▶ _Provided material_:

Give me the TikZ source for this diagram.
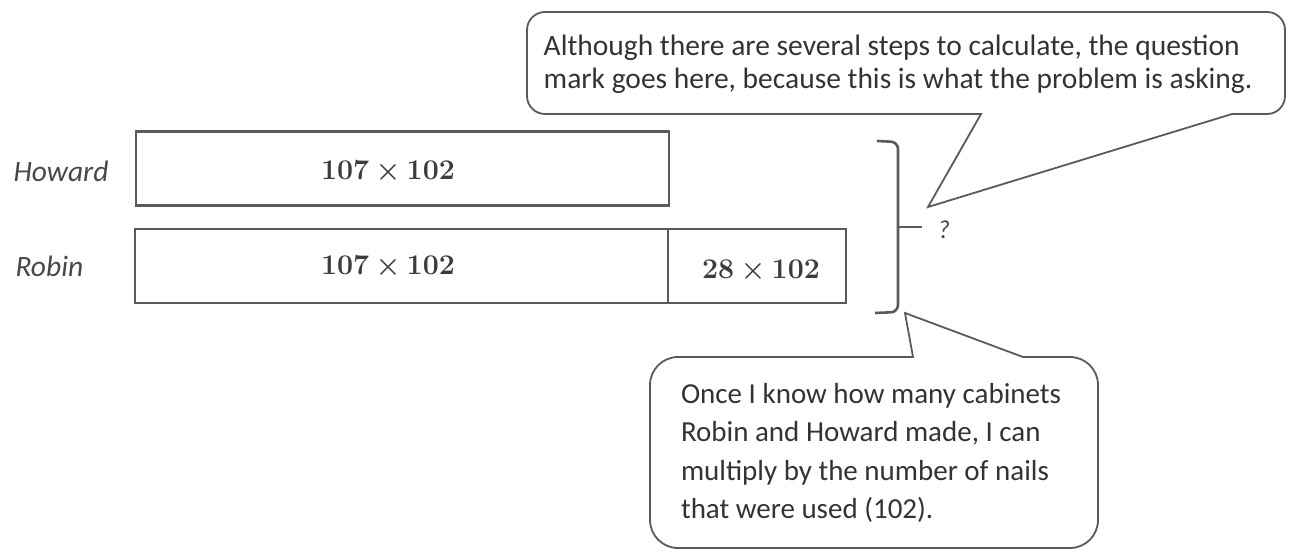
\documentclass[tikz,border=0pt]{standalone}
\usepackage[no-math]{fontspec}
\setmainfont{Carlito}
\newfontfamily\numfont{Latin Modern Roman}
\definecolor{linegray}{HTML}{5A5A5A}
\definecolor{textgray}{HTML}{333333}
\definecolor{labelgray}{HTML}{484848}
\definecolor{numgray}{HTML}{3C3C3C}
\newcommand{\tms}{\hspace{0.22em}×\hspace{0.22em}}
\begin{document}
\begin{tikzpicture}[x=1pt,y=-1pt,
  bar/.style={draw=linegray, line width=2.6pt, inner sep=0pt, minimum height=74pt},
  mathlbl/.style={text=numgray, font=\fontsize{28.5}{30}\numfont\bfseries},
  namelbl/.style={text=labelgray, font=\fontsize{29.5}{32}\selectfont\itshape},
  calloutline/.style={draw=linegray, line width=1.8pt, line join=miter},
  callouttext/.style={text=textgray, align=left, inner sep=0pt},
  bracket/.style={draw=linegray, line width=2.6pt}]
\useasboundingbox (0,0) rectangle (1289,552);

% name labels
\node[namelbl, anchor=west] (howard) at (10,171) {Howard};
\node[namelbl, anchor=west] (robin) at (12,266) {Robin};

% Howard bar
\node[bar, minimum width=533pt] (hbar) at (402.5,168.5) {};
\node[mathlbl] (htext) at (388,170) {107\tms 102};

% Robin bar
\node[bar, minimum width=533pt] (rbarA) at (401.5,266) {};
\node[bar, minimum width=178pt] (rbarB) at (757,266) {};
\node[mathlbl] (rtextA) at (388,265) {107\tms 102};
\node[mathlbl] (rtextB) at (761,270) {28\tms 102};

% bracket and question mark
\coordinate (btop) at (877,141);
\coordinate (bmid) at (898,227);
\coordinate (bbot) at (875,313);
\node[namelbl, font=\fontsize{26}{30}\selectfont\itshape] (q) at (944,230) {?};
\draw[bracket, rounded corners=7pt] (btop) -- (898,142) -- (bmid) -- (898,312) -- (bbot);
\draw[bracket] (bmid) -- (922,227);

% top callout
\node[callouttext, font=\fontsize{29.5}{33}\selectfont] (ctop) at (898,64)
  {Although there are several steps to calculate, the question\\
   mark goes here, because this is what the problem is asking.};
\draw[calloutline] (700,114) -- (981,114) -- (928,207) -- (1232,114) -- (1245,114)
  [rounded corners=18pt] -- (1285,114) -- (1285,12) -- (527,12) -- (527,114) -- cycle;

% bottom callout
\node[callouttext, font=\fontsize{29}{38.5}\selectfont] (cbot) at (871,453)
  {Once I know how many cabinets\\
   Robin and Howard made, I can\\
   multiply by the number of nails\\
   that were used (102).};
\draw[calloutline] (780,357) -- (913,357) -- (905,313) -- (1023,357) -- (1040,357)
  [rounded corners=28pt] -- (1098,357) -- (1098,548) -- (650,548) -- (650,357) -- cycle;
\end{tikzpicture}
\end{document}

▶ _Exercise task_:
Leave out any pictures and return exactly the lines from the beginning of the data through the line with "anchor=west] (robin) at", inclusive.

▶ _Written response_:
Give me the TikZ source for this diagram.
\documentclass[tikz,border=0pt]{standalone}
\usepackage[no-math]{fontspec}
\setmainfont{Carlito}
\newfontfamily\numfont{Latin Modern Roman}
\definecolor{linegray}{HTML}{5A5A5A}
\definecolor{textgray}{HTML}{333333}
\definecolor{labelgray}{HTML}{484848}
\definecolor{numgray}{HTML}{3C3C3C}
\newcommand{\tms}{\hspace{0.22em}×\hspace{0.22em}}
\begin{document}
\begin{tikzpicture}[x=1pt,y=-1pt,
  bar/.style={draw=linegray, line width=2.6pt, inner sep=0pt, minimum height=74pt},
  mathlbl/.style={text=numgray, font=\fontsize{28.5}{30}\numfont\bfseries},
  namelbl/.style={text=labelgray, font=\fontsize{29.5}{32}\selectfont\itshape},
  calloutline/.style={draw=linegray, line width=1.8pt, line join=miter},
  callouttext/.style={text=textgray, align=left, inner sep=0pt},
  bracket/.style={draw=linegray, line width=2.6pt}]
\useasboundingbox (0,0) rectangle (1289,552);

% name labels
\node[namelbl, anchor=west] (howard) at (10,171) {Howard};
\node[namelbl, anchor=west] (robin) at (12,266) {Robin};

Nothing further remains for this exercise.